The GodMen also reject typical Christian music. It “doesn’t usher me into the presence of God,” says Smith, Stine’s manager. “It just ushered me into boredom.” Not so with the GodMen band that played on Saturday. On stage, as a series of words flashed on screens—Boss, Bold, Brash, Bully, Blunt—the band ripped into their first tune, “Testosterone High”: “Forget the ying and the yang/ I’ll take the boom and the bang/ Give me another dose of testosterone.”

Beyond the thrashing music, Saturday’s event included a number of risqué panels. One forum, titled “Training the Penis,” addressed struggles with masturbation and pornography. These were regarded as morally reprehensible but as weaknesses that should be addressed honestly. In another talk, Nate Larkin, a former pastor, told the crowd how he picked up his first prostitute on the way to preach at a candlelight service on Christmas Eve. Larkin says that he only began to overcome his sex addiction when he stopped pretending to be a perfect Christian. “This group targets the guys who went to Promise Keepers once and didn’t go back, the guys who believe in God, but relationships in church to them seem forced and fake,” he says. “There is an under-served market and I think it is a rising tide.”

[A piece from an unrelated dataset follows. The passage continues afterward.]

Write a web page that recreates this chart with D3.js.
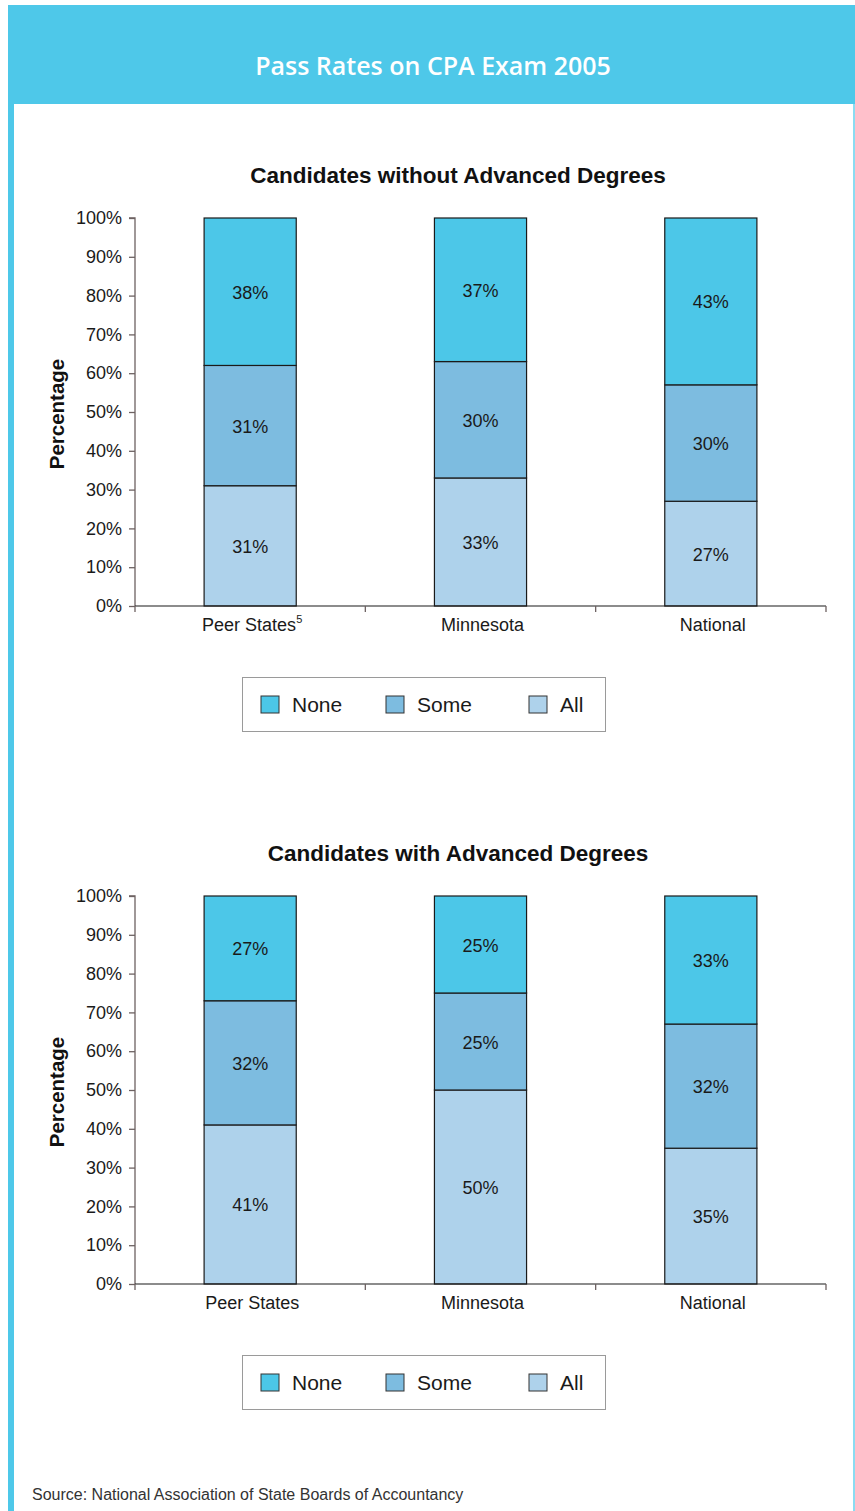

Among the new adherents is Seth Kalb, 29, from Spring Hill, Tenn. The edgy nature of GodMen, which he jokingly described as Promise Keepers on crack, drew him in. “I wanted the real meat,” he said. “They touch on real things here, like masturbation. That’s something that would never be discussed in church, where you are supposed to keep your shame quiet.” Another fan is Adam Rundell, 25, who drove 13 hours from Clay Center, Kansas, with his buddy Brian Tholstrup, 32, after reading about the conference on Paul Coughlin’s web site. Rundell says the day empowered him. “People think that you have to be a goody-two-shoes to be Christian and I hate that,” he says. “This has strengthened me. I am a man and I can stand my ground and I’m not afraid to show my impurities and if someone has a problem with that, that’s their problem.”

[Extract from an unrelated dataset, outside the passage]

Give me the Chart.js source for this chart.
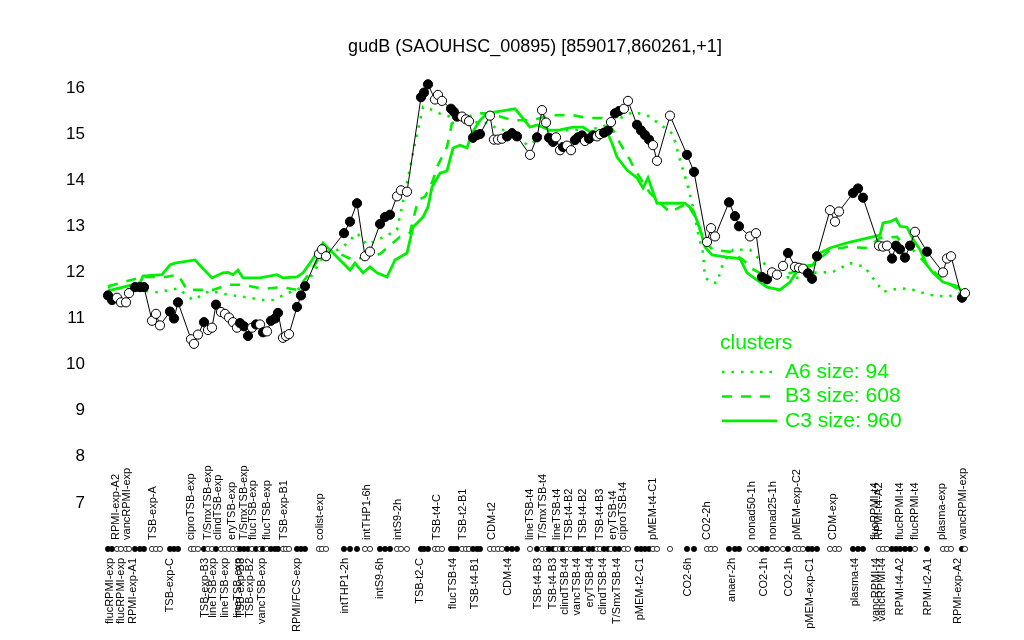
<!DOCTYPE html>
<html><head><meta charset="utf-8">
<script src="https://cdn.jsdelivr.net/npm/chart.js@4/dist/chart.umd.min.js"></script>
<style>html,body{margin:0;padding:0;background:#fff}</style>
</head><body>
<canvas id="c" width="1024" height="640" style="width:1024px;height:640px;display:block"></canvas>
<script>
const chartTitle = "gudB (SAOUHSC_00895) [859017,860261,+1]";

// sample order positions, expression values, filled (1) / open (0) markers
const positions = [1.6,2.4,3.4,4.2,5.2,5.8,7.0,8.0,8.8,
10.4,11.2,12.0,14.0,14.8,15.6,18.2,18.8,19.6,
20.8,21.6,22.4,23.2,24.2,25.0,25.8,26.6,27.4,28.0,28.8,29.6,30.4,31.2,32.0,32.6,33.4,34.2,35.0,35.6,36.6,37.2,37.8,
39.4,40.2,41.0,43.8,44.4,45.2,48.8,50.0,51.4,53.0,54.0,56.0,57.0,58.0,59.4,60.2,61.4,
64.2,64.8,65.6,67.0,67.6,68.4,70.2,70.8,71.4,72.4,73.2,73.8,74.6,75.4,76.0,
78.0,78.8,79.6,80.4,81.4,82.4,83.4,
86.0,87.4,88.4,89.2,89.8,90.6,91.2,92.0,92.6,93.4,94.2,95.0,95.6,96.4,97.0,97.8,98.6,99.4,100.0,100.8,101.6,102.2,103.0,103.8,104.8,105.6,
107.4,108.2,109.0,109.8,110.6,111.4,114.0,117.4,118.8,121.4,122.2,123.0,125.8,127.0,127.8,
130.0,131.2,132.4,133.4,134.4,135.4,136.6,137.6,139.0,139.8,140.6,141.6,142.4,143.4,
146.0,147.0,147.8,150.6,151.6,152.6,155.8,156.6,157.4,158.4,159.2,160.0,161.0,162.0,163.0,
165.4,168.6,169.4,170.2,172.4,173.0];
const expression = [11.5,11.4,11.45,11.35,11.35,11.55,11.68,11.68,11.68,
10.95,11.1,10.85,11.15,11.0,11.35,10.55,10.45,10.65,
10.92,10.75,10.8,11.3,11.14,11.1,11.02,10.92,10.8,10.9,10.83,10.62,10.8,10.87,10.87,10.7,10.72,10.95,11.0,11.12,10.58,10.62,10.66,
11.25,11.5,11.7,12.4,12.5,12.35,12.85,13.1,13.5,12.35,12.45,13.05,13.2,13.25,13.65,13.78,13.75,
15.8,15.9,16.08,15.75,15.85,15.72,15.55,15.48,15.38,15.38,15.32,15.28,14.92,14.98,15.0,
15.4,14.88,14.88,14.9,14.95,15.02,14.95,
14.55,14.93,15.52,15.25,14.92,14.83,14.93,14.65,14.72,14.75,14.65,14.87,14.93,14.97,14.85,14.9,14.97,14.95,15.0,15.03,15.08,15.26,15.45,15.5,15.55,15.72,
15.2,15.08,14.98,14.88,14.76,14.42,15.4,14.55,14.18,12.66,12.96,12.78,13.52,13.22,13.0,
12.78,12.85,11.9,11.85,12.0,11.95,12.14,12.42,12.12,12.1,12.08,11.98,11.86,12.35,
13.35,13.1,13.32,13.72,13.82,13.62,12.58,12.56,12.58,12.3,12.58,12.5,12.32,12.58,12.88,
12.45,12.0,12.3,12.35,11.45,11.55];
const filled = [1,1,0,0,0,0,1,1,1,
0,0,0,1,1,1,0,0,0,
1,0,0,1,0,0,0,0,0,1,1,1,0,1,0,1,0,1,1,1,0,0,0,
1,1,1,0,0,0,1,1,1,0,0,1,1,1,0,0,0,
1,1,1,0,0,0,1,1,1,0,0,0,1,1,1,
0,0,0,0,1,1,1,
0,1,0,0,1,1,0,0,1,0,0,1,1,1,0,1,1,0,0,1,1,0,1,1,0,0,
1,1,1,1,0,0,0,1,1,0,0,0,1,1,1,
0,0,1,1,0,0,0,1,0,0,0,1,1,1,
0,0,0,1,1,1,0,0,0,1,1,1,1,1,0,
1,0,0,0,1,0];

// cluster mean profiles
const clusterA6Pos = [1.6,11.4,15.6,18.6,22,25.4,28.6,32.6,34.6,38,41,44.6,48.6,51.4,53.4,57.4,59.4,61.4,63,64.6,66.6,68.6,71.4,74.6,77.4,80,82.6,85.4,87.4,89,94.6,100,106.6,109.4,111.4,114.6,116,117.4,118.6,119.6,120.6,121,122,123.4,124.6,126.6,130,132,136,140,142.6,146.6,150,153,154,155.4,156.6,160,162.6,166,169.4,172];
const clusterA6Val = [11.68,11.57,11.65,11.4,11.6,11.52,11.47,11.4,11.4,11.57,11.7,12.33,12.55,12.85,12.6,12.8,12.92,13.94,14.8,15.59,15.52,15.41,15.35,15.26,15.24,15.09,15.09,14.76,14.87,15.07,15.09,15.13,15.48,15.41,15.26,15.0,14.44,13.94,13.42,12.85,12.42,11.9,11.79,11.77,12.2,12.49,12.49,12.27,11.9,11.88,11.99,12.01,12.2,12.12,11.95,11.77,11.58,11.66,11.62,11.51,11.47,11.55];
const clusterB3Pos = [1.6,8.6,13,15.6,17.4,22.6,25.6,28.6,32.6,36.4,39.4,42,44.6,47,50.6,56,60,62,63.6,65,66.6,67.4,69.4,70.4,72,75.4,77.4,80,82.6,86.6,90,94.6,97.4,100.4,102.6,104,106,107,110,114,117.4,119.4,120.6,122.6,126.6,129.4,130,132.6,136,140,142.6,146,149.4,153.4,156,159.4,160.6,162.6,165.4,168.6,172.6];
const clusterB3Val = [11.7,11.9,11.9,11.95,11.62,11.62,11.73,11.73,11.64,11.68,11.62,12.0,12.45,12.45,12.27,12.4,12.77,12.86,13.57,13.64,14.0,14.29,14.72,15.24,15.3,15.45,15.45,15.38,15.3,15.3,15.41,15.41,15.35,15.35,15.09,14.8,14.44,14.22,13.72,13.3,13.5,13.14,12.7,12.49,12.44,12.2,12.1,11.95,11.92,12.05,12.16,12.49,12.55,12.53,12.75,12.77,12.6,12.49,12.16,11.83,11.58];
const clusterC3Pos = [1.6,8,8.6,12.4,14,15,19,20,22.4,24.6,25.6,26.6,27.6,28.6,32,35.4,36.6,39.4,40.6,42,44.6,46.6,50,51,52.6,54,55.4,57.4,59,61.4,62.6,64.6,65.6,66.4,68,69.4,70.6,72,73.4,74.4,76,77.4,81.4,83,84,86,87.4,88.6,90,92,94.6,96.6,98,101.4,102.4,103.4,105.4,107.4,108.6,109.6,111.4,117,118.6,120,121,122.4,125.4,128,129.4,132,133.4,136,138,140,142.6,144,146,149.4,152.6,156,156.6,158,159.2,160,161.4,162.6,164,165.4,166.6,168.6,171.4,172.6];
const clusterC3Val = [11.6,11.77,11.92,11.95,12.16,12.2,12.27,12.15,11.88,11.99,12.0,11.95,12.05,11.88,11.88,11.95,11.88,11.9,11.99,12.2,12.64,12.42,12.05,12.2,11.99,12.12,11.99,11.9,12.27,12.42,12.98,13.2,13.42,13.85,14.15,14.2,14.7,14.76,14.7,15.02,15.3,15.45,15.52,15.55,15.42,15.15,15.2,15.15,15.08,15.09,15.15,15.15,15.05,15.05,14.8,14.5,14.22,14.05,13.83,14.05,13.5,13.5,13.35,12.95,12.55,12.38,12.33,12.3,11.99,11.79,11.68,11.62,11.79,12.12,12.16,12.42,12.53,12.64,12.72,12.81,13.07,13.1,13.16,13.0,12.98,12.72,12.49,12.16,11.99,11.79,11.7,11.58];

const clusterNames = ["A6 size: 94", "B3 size: 608", "C3 size: 960"];
const yTicks = [7,8,9,10,11,12,13,14,15,16];
const markerRowValue = 6.0;

// sample labels along the bottom: [position, text]
const labelsBelow = [[2.0,"flucRPMI-exp"],[4.2,"flucRPMI-exp"],[6.6,"RPMI-exp-A1"],[14.0,"TSB-exp-C"],[21.0,"TSB-exp-B3"],[22.6,"lineTSB-exp"],[25.0,"lineTSB-exp"],[27.6,"lineTSB-exp"],[28.2,"TSB-exp-B3"],[30.0,"TSB-exp-B2"],[32.4,"vancTSB-exp"],[39.4,"RPMI/FCS-exp"],[49.0,"intTHP1-2h"],[56.0,"intS9-6h"],[64.0,"TSB-t2-C"],[70.6,"flucTSB-t4"],[75.0,"TSB-t4-B1"],[81.6,"CDM-t4"],[87.6,"TSB-t4-B3"],[90.6,"TSB-t4-B3"],[93.0,"clindTSB-t4"],[95.4,"vancTSB-t4"],[98.0,"eryTSB-t4"],[100.6,"clindTSB-t4"],[103.4,"T/SmxTSB-t4"],[108.0,"pMEM-t2-C1"],[117.6,"CO2-6h"],[126.4,"anaer-2h"],[132.8,"CO2-1h"],[137.8,"CO2-1h"],[142.0,"pMEM-exp-C1"],[151.0,"plasma-t4"],[155.2,"vancRPMI-t4"],[156.4,"vancRPMI-t4"],[160.0,"RPMI-t4-A2"],[165.6,"RPMI-t2-A1"],[171.6,"RPMI-exp-A2"]];
const labelsAbove = [[3.2,"RPMI-exp-A2"],[5.3,"vancRPMI-exp"],[10.6,"TSB-exp-A"],[18.2,"ciproTSB-exp"],[21.6,"T/SmxTSB-exp"],[23.6,"clindTSB-exp"],[26.4,"eryTSB-exp"],[28.8,"T/SmxTSB-exp"],[30.6,"flucTSB-exp"],[33.4,"flucTSB-exp"],[36.8,"TSB-exp-B1"],[44.0,"colist-exp"],[53.4,"intTHP1-6h"],[59.6,"intS9-2h"],[67.4,"TSB-t4-C"],[72.6,"TSB-t2-B1"],[78.4,"CDM-t2"],[86.0,"lineTSB-t4"],[88.6,"T/SmxTSB-t4"],[91.4,"lineTSB-t4"],[93.8,"TSB-t4-B2"],[96.6,"TSB-t4-B2"],[100.0,"TSB-t4-B3"],[102.6,"eryTSB-t4"],[104.6,"ciproTSB-t4"],[110.6,"pMEM-t4-C1"],[121.4,"CO2-2h"],[130.4,"nonad50-1h"],[134.6,"nonad25-1h"],[139.4,"pMEM-exp-C2"],[146.6,"CDM-exp"],[155.0,"flucRPMI-t4"],[155.8,"RPMI-t4-A2"],[160.0,"flucRPMI-t4"],[163.0,"flucRPMI-t4"],[168.4,"plasma-exp"],[172.6,"vancRPMI-exp"]];

const GREEN = '#00ee00';
const FONT = '"Liberation Sans", Arial, Helvetica, sans-serif';

const pts = positions.map((x,i)=>({x, y: expression[i]}));
const rowPts = positions.map(x=>({x, y: markerRowValue}));
const fills = filled.map(f=> f ? '#000' : '#fff');
const mk = (p,v)=>p.map((x,i)=>({x,y:v[i]}));

const styleA = {dash:[2.5,7], width:2.6};
const styleB = {dash:[10,9], width:2.6};
const styleC = {dash:[], width:2.8};

const decorPlugin = {
  id: 'decor',
  afterDraw(chart) {
    const ctx = chart.ctx, xs = chart.scales.x, ys = chart.scales.y;
    const rowY = ys.getPixelForValue(markerRowValue);
    ctx.save();
    ctx.fillStyle = '#000';
    ctx.font = '11px ' + FONT;
    ctx.textBaseline = 'middle';
    for (const [p, t] of labelsAbove) {
      const x = xs.getPixelForValue(p);
      ctx.save(); ctx.translate(x, rowY - 9); ctx.rotate(-Math.PI/2);
      ctx.textAlign = 'left'; ctx.fillText(t, 0, 0); ctx.restore();
    }
    for (const [p, t] of labelsBelow) {
      const x = xs.getPixelForValue(p);
      ctx.save(); ctx.translate(x, rowY + 9); ctx.rotate(-Math.PI/2);
      ctx.textAlign = 'right'; ctx.fillText(t, 0, 0); ctx.restore();
    }
    // legend
    const lx = xs.getPixelForValue(124.4), ly = ys.getPixelForValue(9.84);
    ctx.fillStyle = GREEN;
    ctx.font = '21px ' + FONT;
    ctx.textAlign = 'left';
    ctx.fillText('clusters', lx - 2, ly - 29);
    const styles = [styleA, styleB, styleC];
    clusterNames.forEach((n, i) => {
      const y = ly + i * 24.5;
      ctx.strokeStyle = GREEN; ctx.lineWidth = styles[i].width;
      ctx.setLineDash(styles[i].dash); ctx.lineCap = 'butt';
      ctx.beginPath(); ctx.moveTo(lx, y); ctx.lineTo(lx + 55, y); ctx.stroke();
      ctx.setLineDash([]);
      ctx.fillText(n, lx + 63, y);
    });
    ctx.restore();
  }
};

new Chart(document.getElementById('c'), {
  type: 'scatter',
  data: {
    datasets: [
      {data: pts, showLine: true, borderColor: '#000', borderWidth: 1,
       pointRadius: 4.6, pointBackgroundColor: fills, pointBorderColor: '#000', pointBorderWidth: 1},
      {data: rowPts, showLine: false, pointRadius: 2.6, pointBackgroundColor: fills,
       pointBorderColor: '#000', pointBorderWidth: 0.8},
      {data: mk(clusterA6Pos, clusterA6Val), showLine: true, borderColor: GREEN, borderWidth: styleA.width,
       borderDash: styleA.dash, pointRadius: 0, borderCapStyle: 'butt'},
      {data: mk(clusterB3Pos, clusterB3Val), showLine: true, borderColor: GREEN, borderWidth: styleB.width,
       borderDash: styleB.dash, pointRadius: 0},
      {data: mk(clusterC3Pos, clusterC3Val), showLine: true, borderColor: GREEN, borderWidth: styleC.width,
       pointRadius: 0}
    ]
  },
  options: {
    responsive: false, animation: false, devicePixelRatio: 1,
    layout: {padding: {left: 0, right: 44, top: 0, bottom: 68}},
    plugins: {
      legend: {display: false}, tooltip: {enabled: false},
      title: {display: true, text: chartTitle, color: '#000', fullSize: false,
        font: {family: FONT, size: 18, weight: 'normal'}, padding: {top: 36, bottom: 2}}
    },
    scales: {
      x: {type: 'linear', min: -2, max: 176, display: false},
      y: {min: 5.5, max: 16.616,
        afterBuildTicks: s => { s.ticks = yTicks.map(v => ({value: v})); },
        afterFit: s => { s.width = 90; },
        grid: {display: false, drawTicks: false}, border: {display: false},
        ticks: {color: '#000', padding: 5, font: {family: FONT, size: 17}}}
    }
  },
  plugins: [decorPlugin]
});
</script>
</body></html>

When the GodMen band seized the stage again, they tore into an anthem called “Grow A Pair!”: “We’ve been beaten down/ Feminized by the culture crowd,” they sang. “No more nice guy, timid and ashamed/ We’ve had enough, cowboy up/ In the power of Jesus name/ Welcome to the battle/ A million men have got your back/ Jump up in the saddle/ Grab a sword, don’t be scared/ Be a man, grow a pair!” Said Tholstrup, as he surveyed the crowd: “If 200 men are feeling this, other men are feeling it too.” Which ought to provide enough testosterone for plenty of GodMen gatherings to come.

2 comments:

ProgressiveChurchlady said...

This sounds like "Jesus Camp" for men.

I will try not to let it scare me and just smile about it. I have read a few articles that indicate there is a raging surge of testosterone in men all around the country and we are back into a "real men don't eat quiche" phase of our culture. I'm not quite sure how we are getting there, but I suspect it has to do with fear and war.

I disagree with who these men this Jesus was. He was not a powerful "he man", he was more of a cynic--in the true sense of the word. A wise ass who questioned authority in the name of justice and love. I hadn't really spent much time wondering whether Jesus masturbated.

As they said back in the 70s--
"Different Strokes for Different Folks".

Anonymous said...

Thanks for the interesting and yet, scary post. I guess they wouldn't find it masculine enough for me to stay at home and help raise our son. Oh well, I've never much cared for the mainstream.